Friday February 6: Tamara Vardomskaya

Join us this Friday as Tamara Vardomskaya (PhD Student, Linguistics) presents some of her work on predicates of personal taste!

SPEAKERS: Tamara Vardomskaya
TITLE: ‘Evidential Subjectivity’
DATE: Friday 2/6
LOCATION: Rosenwald 208
TIME: 11:30 am – 1:20 pm

ABSTRACT:

Intuitively, subjective predicates (tasty, fun, smart) and evidentials (apparently, seems, presumably) have much in common. Both privilege the belief state of a particular individual, most commonly the speaker. Both are arguably related to epistemic modals (Stephenson 2007, MacFarlane 2014, Matthewson et al 2007, among many others). However, most investigations of subjectivity focus on languages like English where evidentials are optional, and most investigations of evidentiality do not look at subjective predicates. Thus, studies that touch on both subjectivity and evidentiality, such as (Krawczyk 2012, Bylinina 2014, Duchene et al 2014), are still infrequent.

In this workshop I will explore how a model of evidentiality and epistemic state can account for properties of subjectivity like faultless disagreement. I draw from MacFarlane’s (2014) model of assessment sensitivity; from analyses of faultless disagreement as metalinguistic negotiation, such as (Barker 2012); and from models of evidence for evidentials (McCready 2010, McCready and Ogata 2007, Krawczyk 2012).

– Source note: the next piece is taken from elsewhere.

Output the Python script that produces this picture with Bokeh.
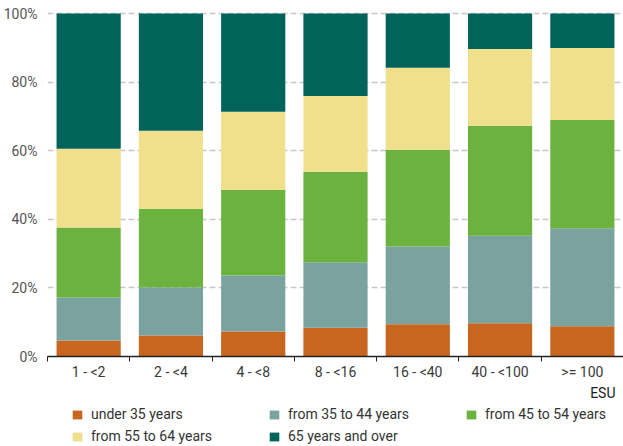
from bokeh.plotting import figure
from bokeh.layouts import column
from bokeh.models import Range1d, FixedTicker, Legend, LegendItem, Title
from bokeh.embed import file_html
from bokeh.resources import INLINE

# farm size classes (ESU) and share of holders by age group, in %
categories = ["1 - <2", "2 - <4", "4 - <8", "8 - <16", "16 - <40", "40 - <100", ">= 100"]
under_35 = [4.7, 6.1, 7.3, 8.4, 9.4, 9.7, 8.8]
from_35_to_44 = [12.5, 14.0, 16.3, 19.1, 22.7, 25.5, 28.6]
from_45_to_54 = [20.4, 23.0, 25.0, 26.4, 28.2, 32.1, 31.6]
from_55_to_64 = [23.0, 22.7, 22.8, 22.1, 23.9, 22.4, 21.0]
over_65 = [39.4, 34.2, 28.6, 24.0, 15.8, 10.3, 10.0]

names = ["under 35 years", "from 35 to 44 years", "from 45 to 54 years",
         "from 55 to 64 years", "65 years and over"]
colors = ["#C8651F", "#7AA39F", "#6BB23E", "#F0E08B", "#02635A"]
y_ticks = [0, 20, 40, 60, 80, 100]

FONT = "Roboto"
SIZE = "14px"

x_pos = [i + 0.5 for i in range(len(categories))]
data = {"x": x_pos, "u35": under_35, "a35": from_35_to_44, "a45": from_45_to_54,
        "a55": from_55_to_64, "o65": over_65}
keys = ["u35", "a35", "a45", "a55", "o65"]

p = figure(width=623, height=400, output_backend="svg", toolbar_location=None,
           x_range=Range1d(0, 7), y_range=Range1d(0, 100.9),
           min_border_left=47, min_border_right=0, min_border_top=10, min_border_bottom=0)
p.outline_line_color = None

bars = p.vbar_stack(keys, x="x", width=0.78, color=colors, line_color=None, source=data)

# x axis: labels at the centres, tick marks between the bars
xa = p.xaxis[0]
xa.ticker = FixedTicker(ticks=x_pos, minor_ticks=list(range(len(categories) + 1)))
xa.major_label_overrides = {x: c for x, c in zip(x_pos, categories)}
xa.major_tick_out = 0
xa.major_tick_in = 0
xa.minor_tick_out = 5
xa.minor_tick_in = 0
xa.minor_tick_line_color = "#222222"
xa.axis_line_color = "#222222"
xa.axis_line_width = 1.5
xa.major_label_standoff = 2
xa.major_label_text_font = FONT
xa.major_label_text_font_size = SIZE
xa.major_label_text_color = "#3a3a3a"

ya = p.yaxis[0]
ya.ticker = FixedTicker(ticks=y_ticks)
ya.major_label_overrides = {t: f"{t}%" for t in y_ticks}
ya.axis_line_color = None
ya.major_tick_line_color = None
ya.minor_tick_line_color = None
ya.major_label_standoff = 4
ya.major_label_text_font = FONT
ya.major_label_text_font_size = SIZE
ya.major_label_text_color = "#555555"

p.xgrid.grid_line_color = None
p.ygrid.ticker = FixedTicker(ticks=y_ticks[1:])
p.ygrid.grid_line_color = "#c8c8c8"
p.ygrid.grid_line_width = 1.3
p.ygrid.grid_line_dash = "6 3"

esu = Title(text="ESU", align="right", offset=8, standoff=0, text_font=FONT,
            text_font_size=SIZE, text_font_style="normal", text_color="#222222")
p.add_layout(esu, "below")

# legend in its own strip under the chart (its frame lines up with the chart's);
# the swatch glyphs use the same data but lie outside this strip's ranges
leg = figure(width=623, height=46, output_backend="svg", toolbar_location=None,
             x_range=Range1d(20, 21), y_range=Range1d(500, 501),
             x_axis_location=None, y_axis_location=None,
             min_border_left=47, min_border_right=0, min_border_top=0, min_border_bottom=0)
leg.outline_line_color = None
leg.grid.grid_line_color = None
swatches = leg.vbar_stack(keys, x="x", width=0.78, color=colors, line_color=None, source=data)

# filled column by column: 3 columns, 2 rows
order = [0, 3, 1, 4, 2]
items = [LegendItem(label=names[i], renderers=[swatches[i]]) for i in order]
legend = Legend(items=items, location=(24, 0), ncols=3,
                glyph_width=12, glyph_height=11, label_standoff=8, label_width=175,
                label_height=20, spacing=2, padding=0, margin=0,
                border_line_color=None, background_fill_alpha=0,
                label_text_font=FONT, label_text_font_size=SIZE,
                label_text_color="#333333")
leg.add_layout(legend)

layout = column(p, leg, spacing=0)
open("out.html", "w").write(file_html(layout, INLINE))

Based on this, I argue that different speakers act based on different sets of evidence for the felicity/sincerity of subjective predicates. Thus, subjective predicates should be discussed in terms of sincerity conditions rather than truth conditions, as argued by Faller (2002), Murray (2010), and many others for evidential constructions as illocutionary acts. A more general theory of subjective predicates and evidentials can explain some interesting phenomena, such as the widespread faultless disagreement available in evidential-rich Cree (Duchene et al 2014).

This is preliminary research, and constructive criticism is welcome and encouraged.